Restate the records that follow word for word; no pictures should appear.

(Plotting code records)

>> START

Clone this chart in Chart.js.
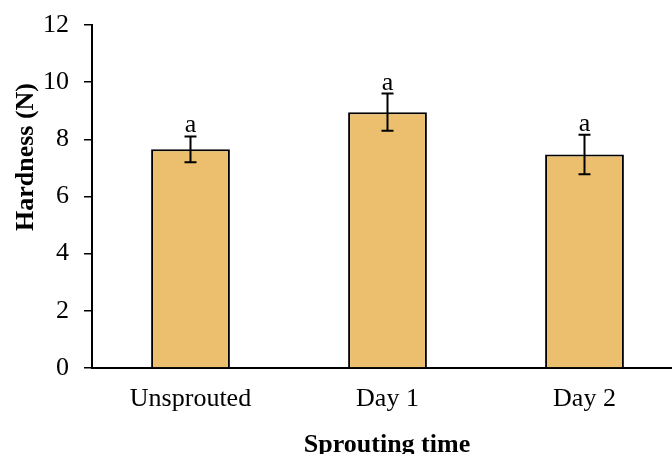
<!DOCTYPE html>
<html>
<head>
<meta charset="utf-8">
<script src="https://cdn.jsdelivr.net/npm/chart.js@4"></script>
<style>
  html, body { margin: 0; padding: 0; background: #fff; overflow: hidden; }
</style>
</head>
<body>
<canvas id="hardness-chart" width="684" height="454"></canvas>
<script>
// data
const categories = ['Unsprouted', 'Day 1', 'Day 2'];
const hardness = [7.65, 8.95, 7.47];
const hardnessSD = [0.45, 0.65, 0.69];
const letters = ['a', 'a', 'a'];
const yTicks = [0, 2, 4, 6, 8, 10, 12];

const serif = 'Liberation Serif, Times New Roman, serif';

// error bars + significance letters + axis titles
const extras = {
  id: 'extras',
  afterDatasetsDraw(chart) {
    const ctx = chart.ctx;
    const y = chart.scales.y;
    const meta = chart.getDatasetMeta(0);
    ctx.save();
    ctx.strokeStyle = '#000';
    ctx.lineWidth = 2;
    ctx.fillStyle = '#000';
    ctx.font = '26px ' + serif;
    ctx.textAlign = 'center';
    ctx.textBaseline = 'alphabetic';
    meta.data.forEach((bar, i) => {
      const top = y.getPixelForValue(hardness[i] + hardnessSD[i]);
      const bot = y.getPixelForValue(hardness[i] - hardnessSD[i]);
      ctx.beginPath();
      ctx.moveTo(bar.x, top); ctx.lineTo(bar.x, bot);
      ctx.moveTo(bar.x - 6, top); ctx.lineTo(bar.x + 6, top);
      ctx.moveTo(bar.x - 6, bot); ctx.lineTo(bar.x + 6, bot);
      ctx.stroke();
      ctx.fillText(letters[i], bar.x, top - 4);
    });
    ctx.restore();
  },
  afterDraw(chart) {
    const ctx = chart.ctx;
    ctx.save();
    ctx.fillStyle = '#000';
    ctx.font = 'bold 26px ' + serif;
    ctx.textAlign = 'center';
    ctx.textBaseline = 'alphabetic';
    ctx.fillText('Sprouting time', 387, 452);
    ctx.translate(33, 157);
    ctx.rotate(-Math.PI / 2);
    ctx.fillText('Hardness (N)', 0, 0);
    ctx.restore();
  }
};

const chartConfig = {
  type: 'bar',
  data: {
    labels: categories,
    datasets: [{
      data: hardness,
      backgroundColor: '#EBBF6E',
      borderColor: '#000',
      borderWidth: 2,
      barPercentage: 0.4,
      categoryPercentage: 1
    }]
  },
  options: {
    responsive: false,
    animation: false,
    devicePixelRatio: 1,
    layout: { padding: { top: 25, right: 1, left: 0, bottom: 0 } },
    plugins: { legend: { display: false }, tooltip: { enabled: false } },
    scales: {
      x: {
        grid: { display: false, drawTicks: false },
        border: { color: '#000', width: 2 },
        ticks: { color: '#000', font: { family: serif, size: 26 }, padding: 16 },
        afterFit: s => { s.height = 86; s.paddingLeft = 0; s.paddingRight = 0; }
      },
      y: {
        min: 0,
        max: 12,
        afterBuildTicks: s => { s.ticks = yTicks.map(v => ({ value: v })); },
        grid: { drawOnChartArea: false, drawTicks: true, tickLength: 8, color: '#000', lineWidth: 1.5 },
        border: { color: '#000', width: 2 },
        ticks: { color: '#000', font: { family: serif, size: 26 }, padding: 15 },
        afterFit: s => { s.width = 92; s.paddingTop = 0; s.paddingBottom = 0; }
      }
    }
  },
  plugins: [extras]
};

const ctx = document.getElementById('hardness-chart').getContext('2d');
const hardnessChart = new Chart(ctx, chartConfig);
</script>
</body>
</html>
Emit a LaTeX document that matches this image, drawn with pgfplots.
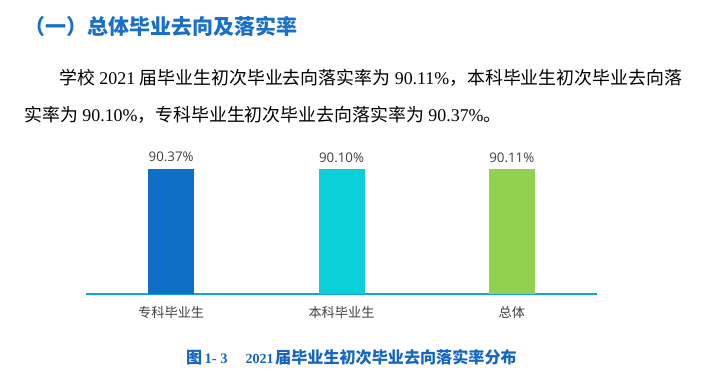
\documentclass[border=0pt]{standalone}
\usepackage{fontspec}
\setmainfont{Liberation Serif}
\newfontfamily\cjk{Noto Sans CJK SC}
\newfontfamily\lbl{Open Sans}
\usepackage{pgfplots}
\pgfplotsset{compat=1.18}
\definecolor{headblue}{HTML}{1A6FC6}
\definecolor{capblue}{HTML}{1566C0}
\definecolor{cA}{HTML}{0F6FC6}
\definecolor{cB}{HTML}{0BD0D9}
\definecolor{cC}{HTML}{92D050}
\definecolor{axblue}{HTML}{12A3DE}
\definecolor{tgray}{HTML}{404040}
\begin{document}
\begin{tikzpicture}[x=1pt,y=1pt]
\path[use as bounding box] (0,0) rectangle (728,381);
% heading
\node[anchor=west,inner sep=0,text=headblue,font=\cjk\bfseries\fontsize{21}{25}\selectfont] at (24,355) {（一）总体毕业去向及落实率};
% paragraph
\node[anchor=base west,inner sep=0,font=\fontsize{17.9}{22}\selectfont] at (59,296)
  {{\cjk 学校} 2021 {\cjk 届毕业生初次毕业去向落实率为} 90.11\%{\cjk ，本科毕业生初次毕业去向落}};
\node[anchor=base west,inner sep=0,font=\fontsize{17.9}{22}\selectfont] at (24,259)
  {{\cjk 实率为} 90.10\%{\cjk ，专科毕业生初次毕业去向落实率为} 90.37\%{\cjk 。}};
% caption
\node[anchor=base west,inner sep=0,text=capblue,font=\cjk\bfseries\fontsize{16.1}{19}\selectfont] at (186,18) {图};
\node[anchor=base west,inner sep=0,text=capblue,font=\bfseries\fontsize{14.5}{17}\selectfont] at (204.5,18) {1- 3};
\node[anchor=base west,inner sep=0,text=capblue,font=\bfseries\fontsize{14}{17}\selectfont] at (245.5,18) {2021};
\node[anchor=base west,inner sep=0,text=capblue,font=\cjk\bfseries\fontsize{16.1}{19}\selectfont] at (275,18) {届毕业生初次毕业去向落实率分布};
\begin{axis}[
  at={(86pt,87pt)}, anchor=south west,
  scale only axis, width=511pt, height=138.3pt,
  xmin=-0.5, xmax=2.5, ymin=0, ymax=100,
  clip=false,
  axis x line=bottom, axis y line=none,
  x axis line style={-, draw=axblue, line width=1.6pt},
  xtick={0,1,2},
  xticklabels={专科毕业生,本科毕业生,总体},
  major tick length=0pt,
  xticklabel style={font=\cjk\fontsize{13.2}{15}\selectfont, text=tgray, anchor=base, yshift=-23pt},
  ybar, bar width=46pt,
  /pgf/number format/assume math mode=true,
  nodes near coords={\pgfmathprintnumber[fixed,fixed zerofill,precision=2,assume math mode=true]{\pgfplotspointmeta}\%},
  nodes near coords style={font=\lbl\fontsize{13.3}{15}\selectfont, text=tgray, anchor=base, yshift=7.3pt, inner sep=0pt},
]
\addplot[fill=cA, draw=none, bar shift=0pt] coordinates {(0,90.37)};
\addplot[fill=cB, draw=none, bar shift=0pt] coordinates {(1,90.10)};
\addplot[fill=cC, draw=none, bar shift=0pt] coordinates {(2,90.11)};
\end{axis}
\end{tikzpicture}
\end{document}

>> END

**IN RESPONSE:**
Clone this chart in Chart.js.
<!DOCTYPE html>
<html>
<head>
<meta charset="utf-8">
<script src="https://cdn.jsdelivr.net/npm/chart.js@4"></script>
<style>
  html, body { margin: 0; padding: 0; background: #fff; overflow: hidden; }
</style>
</head>
<body>
<canvas id="hardness-chart" width="684" height="454"></canvas>
<script>
// data
const categories = ['Unsprouted', 'Day 1', 'Day 2'];
const hardness = [7.65, 8.95, 7.47];
const hardnessSD = [0.45, 0.65, 0.69];
const letters = ['a', 'a', 'a'];
const yTicks = [0, 2, 4, 6, 8, 10, 12];

const serif = 'Liberation Serif, Times New Roman, serif';

// error bars + significance letters + axis titles
const extras = {
  id: 'extras',
  afterDatasetsDraw(chart) {
    const ctx = chart.ctx;
    const y = chart.scales.y;
    const meta = chart.getDatasetMeta(0);
    ctx.save();
    ctx.strokeStyle = '#000';
    ctx.lineWidth = 2;
    ctx.fillStyle = '#000';
    ctx.font = '26px ' + serif;
    ctx.textAlign = 'center';
    ctx.textBaseline = 'alphabetic';
    meta.data.forEach((bar, i) => {
      const top = y.getPixelForValue(hardness[i] + hardnessSD[i]);
      const bot = y.getPixelForValue(hardness[i] - hardnessSD[i]);
      ctx.beginPath();
      ctx.moveTo(bar.x, top); ctx.lineTo(bar.x, bot);
      ctx.moveTo(bar.x - 6, top); ctx.lineTo(bar.x + 6, top);
      ctx.moveTo(bar.x - 6, bot); ctx.lineTo(bar.x + 6, bot);
      ctx.stroke();
      ctx.fillText(letters[i], bar.x, top - 4);
    });
    ctx.restore();
  },
  afterDraw(chart) {
    const ctx = chart.ctx;
    ctx.save();
    ctx.fillStyle = '#000';
    ctx.font = 'bold 26px ' + serif;
    ctx.textAlign = 'center';
    ctx.textBaseline = 'alphabetic';
    ctx.fillText('Sprouting time', 387, 452);
    ctx.translate(33, 157);
    ctx.rotate(-Math.PI / 2);
    ctx.fillText('Hardness (N)', 0, 0);
    ctx.restore();
  }
};

const chartConfig = {
  type: 'bar',
  data: {
    labels: categories,
    datasets: [{
      data: hardness,
      backgroundColor: '#EBBF6E',
      borderColor: '#000',
      borderWidth: 2,
      barPercentage: 0.4,
      categoryPercentage: 1
    }]
  },
  options: {
    responsive: false,
    animation: false,
    devicePixelRatio: 1,
    layout: { padding: { top: 25, right: 1, left: 0, bottom: 0 } },
    plugins: { legend: { display: false }, tooltip: { enabled: false } },
    scales: {
      x: {
        grid: { display: false, drawTicks: false },
        border: { color: '#000', width: 2 },
        ticks: { color: '#000', font: { family: serif, size: 26 }, padding: 16 },
        afterFit: s => { s.height = 86; s.paddingLeft = 0; s.paddingRight = 0; }
      },
      y: {
        min: 0,
        max: 12,
        afterBuildTicks: s => { s.ticks = yTicks.map(v => ({ value: v })); },
        grid: { drawOnChartArea: false, drawTicks: true, tickLength: 8, color: '#000', lineWidth: 1.5 },
        border: { color: '#000', width: 2 },
        ticks: { color: '#000', font: { family: serif, size: 26 }, padding: 15 },
        afterFit: s => { s.width = 92; s.paddingTop = 0; s.paddingBottom = 0; }
      }
    }
  },
  plugins: [extras]
};

const ctx = document.getElementById('hardness-chart').getContext('2d');
const hardnessChart = new Chart(ctx, chartConfig);
</script>
</body>
</html>
Emit a LaTeX document that matches this image, drawn with pgfplots.
\documentclass[border=0pt]{standalone}
\usepackage{fontspec}
\setmainfont{Liberation Serif}
\newfontfamily\cjk{Noto Sans CJK SC}
\newfontfamily\lbl{Open Sans}
\usepackage{pgfplots}
\pgfplotsset{compat=1.18}
\definecolor{headblue}{HTML}{1A6FC6}
\definecolor{capblue}{HTML}{1566C0}
\definecolor{cA}{HTML}{0F6FC6}
\definecolor{cB}{HTML}{0BD0D9}
\definecolor{cC}{HTML}{92D050}
\definecolor{axblue}{HTML}{12A3DE}
\definecolor{tgray}{HTML}{404040}
\begin{document}
\begin{tikzpicture}[x=1pt,y=1pt]
\path[use as bounding box] (0,0) rectangle (728,381);
% heading
\node[anchor=west,inner sep=0,text=headblue,font=\cjk\bfseries\fontsize{21}{25}\selectfont] at (24,355) {（一）总体毕业去向及落实率};
% paragraph
\node[anchor=base west,inner sep=0,font=\fontsize{17.9}{22}\selectfont] at (59,296)
  {{\cjk 学校} 2021 {\cjk 届毕业生初次毕业去向落实率为} 90.11\%{\cjk ，本科毕业生初次毕业去向落}};
\node[anchor=base west,inner sep=0,font=\fontsize{17.9}{22}\selectfont] at (24,259)
  {{\cjk 实率为} 90.10\%{\cjk ，专科毕业生初次毕业去向落实率为} 90.37\%{\cjk 。}};
% caption
\node[anchor=base west,inner sep=0,text=capblue,font=\cjk\bfseries\fontsize{16.1}{19}\selectfont] at (186,18) {图};
\node[anchor=base west,inner sep=0,text=capblue,font=\bfseries\fontsize{14.5}{17}\selectfont] at (204.5,18) {1- 3};
\node[anchor=base west,inner sep=0,text=capblue,font=\bfseries\fontsize{14}{17}\selectfont] at (245.5,18) {2021};
\node[anchor=base west,inner sep=0,text=capblue,font=\cjk\bfseries\fontsize{16.1}{19}\selectfont] at (275,18) {届毕业生初次毕业去向落实率分布};
\begin{axis}[
  at={(86pt,87pt)}, anchor=south west,
  scale only axis, width=511pt, height=138.3pt,
  xmin=-0.5, xmax=2.5, ymin=0, ymax=100,
  clip=false,
  axis x line=bottom, axis y line=none,
  x axis line style={-, draw=axblue, line width=1.6pt},
  xtick={0,1,2},
  xticklabels={专科毕业生,本科毕业生,总体},
  major tick length=0pt,
  xticklabel style={font=\cjk\fontsize{13.2}{15}\selectfont, text=tgray, anchor=base, yshift=-23pt},
  ybar, bar width=46pt,
  /pgf/number format/assume math mode=true,
  nodes near coords={\pgfmathprintnumber[fixed,fixed zerofill,precision=2,assume math mode=true]{\pgfplotspointmeta}\%},
  nodes near coords style={font=\lbl\fontsize{13.3}{15}\selectfont, text=tgray, anchor=base, yshift=7.3pt, inner sep=0pt},
]
\addplot[fill=cA, draw=none, bar shift=0pt] coordinates {(0,90.37)};
\addplot[fill=cB, draw=none, bar shift=0pt] coordinates {(1,90.10)};
\addplot[fill=cC, draw=none, bar shift=0pt] coordinates {(2,90.11)};
\end{axis}
\end{tikzpicture}
\end{document}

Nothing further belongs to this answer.